» **SHORT EXERCISE**:
How do the records below read from their first line through the line containing "y_range = [4.758e9, 5.644e9]"? Write those lines out exactly.

» **SOURCE MATERIAL**:
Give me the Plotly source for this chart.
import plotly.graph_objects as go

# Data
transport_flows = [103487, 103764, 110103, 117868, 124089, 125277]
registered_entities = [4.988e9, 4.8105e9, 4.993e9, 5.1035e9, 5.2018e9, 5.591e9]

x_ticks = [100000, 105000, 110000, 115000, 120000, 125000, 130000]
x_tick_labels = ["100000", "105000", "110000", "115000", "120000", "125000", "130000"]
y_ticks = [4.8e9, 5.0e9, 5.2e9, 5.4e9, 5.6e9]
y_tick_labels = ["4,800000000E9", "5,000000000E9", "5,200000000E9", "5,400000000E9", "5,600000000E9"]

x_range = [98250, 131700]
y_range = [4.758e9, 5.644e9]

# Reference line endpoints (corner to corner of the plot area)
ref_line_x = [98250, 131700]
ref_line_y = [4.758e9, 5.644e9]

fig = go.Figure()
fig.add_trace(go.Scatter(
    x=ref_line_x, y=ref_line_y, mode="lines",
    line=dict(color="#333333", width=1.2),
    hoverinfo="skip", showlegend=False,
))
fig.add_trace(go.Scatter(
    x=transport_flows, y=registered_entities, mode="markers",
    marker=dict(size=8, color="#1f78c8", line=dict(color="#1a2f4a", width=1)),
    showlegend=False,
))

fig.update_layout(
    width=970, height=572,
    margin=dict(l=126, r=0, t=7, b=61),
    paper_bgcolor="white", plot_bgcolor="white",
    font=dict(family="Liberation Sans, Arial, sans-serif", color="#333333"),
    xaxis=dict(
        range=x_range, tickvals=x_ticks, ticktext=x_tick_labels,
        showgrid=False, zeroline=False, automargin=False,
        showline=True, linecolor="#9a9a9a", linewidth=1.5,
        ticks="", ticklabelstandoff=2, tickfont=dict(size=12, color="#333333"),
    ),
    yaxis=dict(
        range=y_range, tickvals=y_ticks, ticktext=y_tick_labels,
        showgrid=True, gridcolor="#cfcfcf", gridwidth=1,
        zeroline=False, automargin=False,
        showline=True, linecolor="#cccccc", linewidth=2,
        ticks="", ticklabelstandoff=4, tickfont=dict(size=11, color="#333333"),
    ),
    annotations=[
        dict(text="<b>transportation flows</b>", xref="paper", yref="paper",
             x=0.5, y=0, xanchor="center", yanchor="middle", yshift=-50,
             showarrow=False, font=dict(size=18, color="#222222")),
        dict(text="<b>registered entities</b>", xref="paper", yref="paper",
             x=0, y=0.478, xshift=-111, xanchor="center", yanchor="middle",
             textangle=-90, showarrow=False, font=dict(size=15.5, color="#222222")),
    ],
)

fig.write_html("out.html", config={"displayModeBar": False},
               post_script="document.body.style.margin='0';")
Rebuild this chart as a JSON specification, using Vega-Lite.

» **CORRECT OUTPUT**:
Give me the Plotly source for this chart.
import plotly.graph_objects as go

# Data
transport_flows = [103487, 103764, 110103, 117868, 124089, 125277]
registered_entities = [4.988e9, 4.8105e9, 4.993e9, 5.1035e9, 5.2018e9, 5.591e9]

x_ticks = [100000, 105000, 110000, 115000, 120000, 125000, 130000]
x_tick_labels = ["100000", "105000", "110000", "115000", "120000", "125000", "130000"]
y_ticks = [4.8e9, 5.0e9, 5.2e9, 5.4e9, 5.6e9]
y_tick_labels = ["4,800000000E9", "5,000000000E9", "5,200000000E9", "5,400000000E9", "5,600000000E9"]

x_range = [98250, 131700]
y_range = [4.758e9, 5.644e9]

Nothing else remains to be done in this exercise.